A vibrant celestial photo album of some of NASA Hubble Space Telescope's most stunning views of the universe is being unveiled today on the Internet. Called the Hubble Heritage Program, this technicolor gallery is being assembled by a team of astronomers at Hubble's science operations center, the Space Telescope Science Institute in Baltimore, Md. The four images released today are (top row, left to right) spiral galaxy NGC 7742, Saturn, and (bottom row, left to right) the Sagittarius Star Cloud and the Bubble Nebula.
A vibrant celestial photo album of some of NASA Hubble Space Telescope's most stunning views of the universe is being unveiled today on the Internet.

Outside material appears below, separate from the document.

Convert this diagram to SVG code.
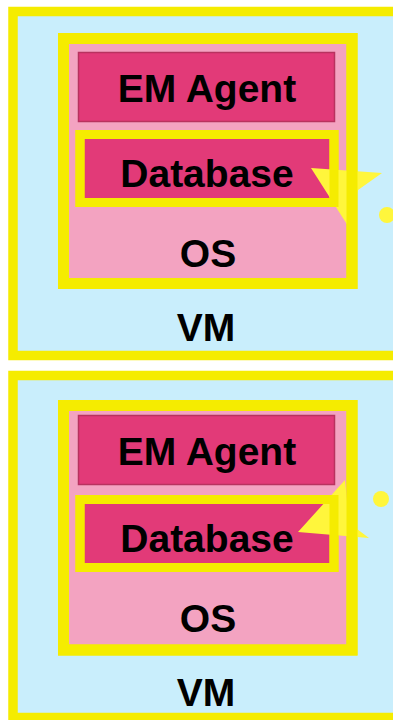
<svg xmlns="http://www.w3.org/2000/svg" width="393" height="720" viewBox="0 0 393 720">
<style>
.vm{fill:#C9EEFC;stroke:#F5EC00;stroke-width:9.5}
.os{fill:#F3A3C1;stroke:#F5EC00;stroke-width:11}
.agent{fill:#E23A78;stroke:#B8325F;stroke-width:1.5}
.db{fill:#E23A78;stroke:#F5EC00;stroke-width:9}
.frame-os{fill:none;stroke:#F5EC00;stroke-width:11}
.frame-db{fill:none;stroke:#F5EC00;stroke-width:9}
.star{fill:#FFF63C}
text{font-family:"Liberation Sans",Arial,sans-serif;font-weight:bold;font-size:39px;fill:#000;text-anchor:middle}
</style>
<rect width="393" height="720" fill="#FFFFFF"/>
<g id="vm1"><rect class="vm" x="13" y="11.5" width="420" height="344"/><text x="206" y="341">VM</text></g>
<g id="os1"><rect class="os" x="63.5" y="38.5" width="288.5" height="245"/><text x="208" y="267">OS</text></g>
<g id="agent1"><rect class="agent" x="78.5" y="52.5" width="256" height="69"/><text x="207" y="102">EM Agent</text></g>
<g id="db1"><rect class="db" x="80" y="134.5" width="254" height="68"/><text x="207" y="187">Database</text></g>
<g id="vm2"><rect class="vm" x="13" y="375.5" width="420" height="342"/><text x="206" y="706">VM</text></g>
<g id="os2"><rect class="os" x="63.5" y="405.5" width="288.5" height="244.5"/><text x="208" y="632">OS</text></g>
<g id="agent2"><rect class="agent" x="78.5" y="415.5" width="256" height="69"/><text x="207" y="465">EM Agent</text></g>
<g id="db2"><rect class="db" x="80" y="499.5" width="254" height="68"/><text x="207" y="552">Database</text></g>
<g id="decorations">
<polygon class="star" points="311,168 382,173 358,190 348,226"/>
<circle class="star" cx="387" cy="215" r="8"/>
<polygon class="star" points="298,532 345,480 349,523 369,538"/>
<circle class="star" cx="381" cy="499" r="8"/>
</g>
<g id="frames">
<rect class="frame-os" x="63.5" y="38.5" width="288.5" height="245"/>
<rect class="frame-db" x="80" y="134.5" width="254" height="68"/>
<rect class="frame-os" x="63.5" y="405.5" width="288.5" height="244.5"/>
<rect class="frame-db" x="80" y="499.5" width="254" height="68"/>
</g>
</svg>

Called the Hubble Heritage Program, this Technicolor gallery is being assembled by a team of astronomers at Hubble's science operations center, the Space Telescope Science Institute (STScI) in Baltimore, MD.
The Hubble Heritage program is intended to provide the public with some of the very best celestial views the Space Telescope has to offer.
A "newly processed" Hubble "picture of the month" will be shared with the public on an ongoing basis at a dedicated web site: http://heritage.stsci.edu. A new image will be posted on the first Thursday of every month.
The STScI team is sifting through Hubble telescope's treasure trove of space images to uncover some of the most striking pictures ever taken by the orbiting observatory.
The Hubble images were originally taken for astronomical research. The images are digitally stored on optical disks in the Hubble archives for other scientists to retrieve for further research.
Aside from scientific value, the images offer compelling views of the universe's infinite wonders. They include all types of astronomical phenomena, from nearby planets, to colorful nebulae, to remote galaxies.
The first batch of pictures released today includes a view into the star-studded hub of our galaxy; Saturn in "natural color"; a stellar-wind sculpted bubble carved by a massive hot star; and an overhead view of a magnificent spiral galaxy, dubbed "sunny side up."
Since its launch in 1990 the Hubble Space Telescope has taken pictures of over 10,000 celestial objects. The most scientifically interesting observations have been released to news organizations routinely. A large number of pictures have not previously been presented to the public. The task of selecting images for the Hubble Heritage project involves more than just flipping through Hubble's 5.4-terabyte scrapbook of over 130,000 space pictures. Beautiful color pictures have been meticulously assembled by skilled image processing specialists at STScI.
The images selected from the archive are originally black and white and must be combined with other pictures of the same object, taken through different filters. Photographic film, home video cameras, and even the human eye reconstruct color views in a similar manner.
The Institute's image processing specialists carefully selected colors to bring out the most detail in the pictures. These aesthetic pictures can also yield new insights into the nature of a celestial object. The team continues working away on Hubble images, and assembling enticing new views of celestial wonders for the public.
"These images communicate, at a visceral level, the awe and excitement that we experience when exploring the universe with Hubble. It is our chance to repay the public that supports us," says Heritage program scientist Keith Noll.